_GIVEN MATERIAL:_
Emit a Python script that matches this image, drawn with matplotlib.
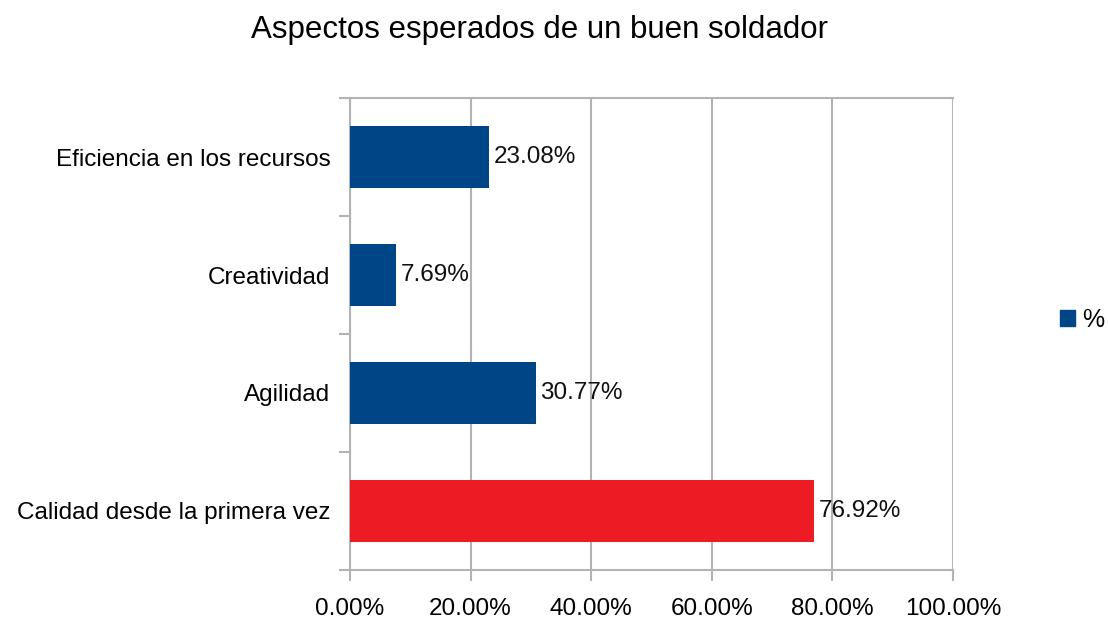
import matplotlib
matplotlib.use("Agg")
from matplotlib import pyplot as plt
from matplotlib.patches import Patch

plt.rcParams["font.family"] = ["Liberation Sans", "DejaVu Sans"]

categorias = ["Eficiencia en los recursos", "Creatividad", "Agilidad", "Calidad desde la primera vez"]
valores = [23.08, 7.69, 30.77, 76.92]
colores = ["#004586", "#004586", "#004586", "#ED1C24"]
xticks = [0, 20, 40, 60, 80, 100]
titulo = "Aspectos esperados de un buen soldador"

fig = plt.figure(figsize=(11.08, 6.18), dpi=100)
ax = fig.add_axes([0.3159, 0.0777, 0.5442, 0.7637])

pos = list(range(len(categorias)))[::-1]
ax.barh(pos, valores, height=0.52, color=colores, zorder=3)
for p, v in zip(pos, valores):
    ax.text(v + 0.8, p, "%.2f%%" % v, va="center", ha="left", fontsize=17.5, color="#111111", zorder=4)

ax.set_xlim(0, 100)
ax.set_ylim(-0.5, 3.5)
ax.set_xticks(xticks)
ax.set_xticklabels(["%.2f%%" % t for t in xticks], fontsize=17.5)
ax.set_yticks(pos)
ax.set_yticklabels(categorias, fontsize=17.5)
ax.set_yticks([-0.5, 0.5, 1.5, 2.5, 3.5], minor=True)
ax.tick_params(axis="y", which="major", length=0, pad=14)
ax.tick_params(axis="y", which="minor", length=8, color="#b3b3b3", width=1.5)
ax.tick_params(axis="x", length=8, color="#b3b3b3", width=1.5, pad=12)
ax.grid(axis="x", color="#b3b3b3", linewidth=1.5, zorder=0)
for s in ["left", "bottom", "top"]:
    ax.spines[s].set_color("#b3b3b3")
    ax.spines[s].set_linewidth(1.5)
ax.spines["right"].set_visible(False)

fig.text(0.487, 0.952, titulo, ha="center", va="center", fontsize=22.5)

fig.legend(handles=[Patch(color="#004586", label="%")], loc="center left",
           bbox_to_anchor=(0.9567, 0.482), frameon=False, fontsize=18,
           borderpad=0, borderaxespad=0,
           handlelength=0.6, handleheight=0.6, handletextpad=0.3)

fig.savefig("out.png", dpi=100)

_GIVEN TASK:_ State the count of lines with the word "matplotlib" in them, and write nothing else.

_COMPLETED TASK:_ 5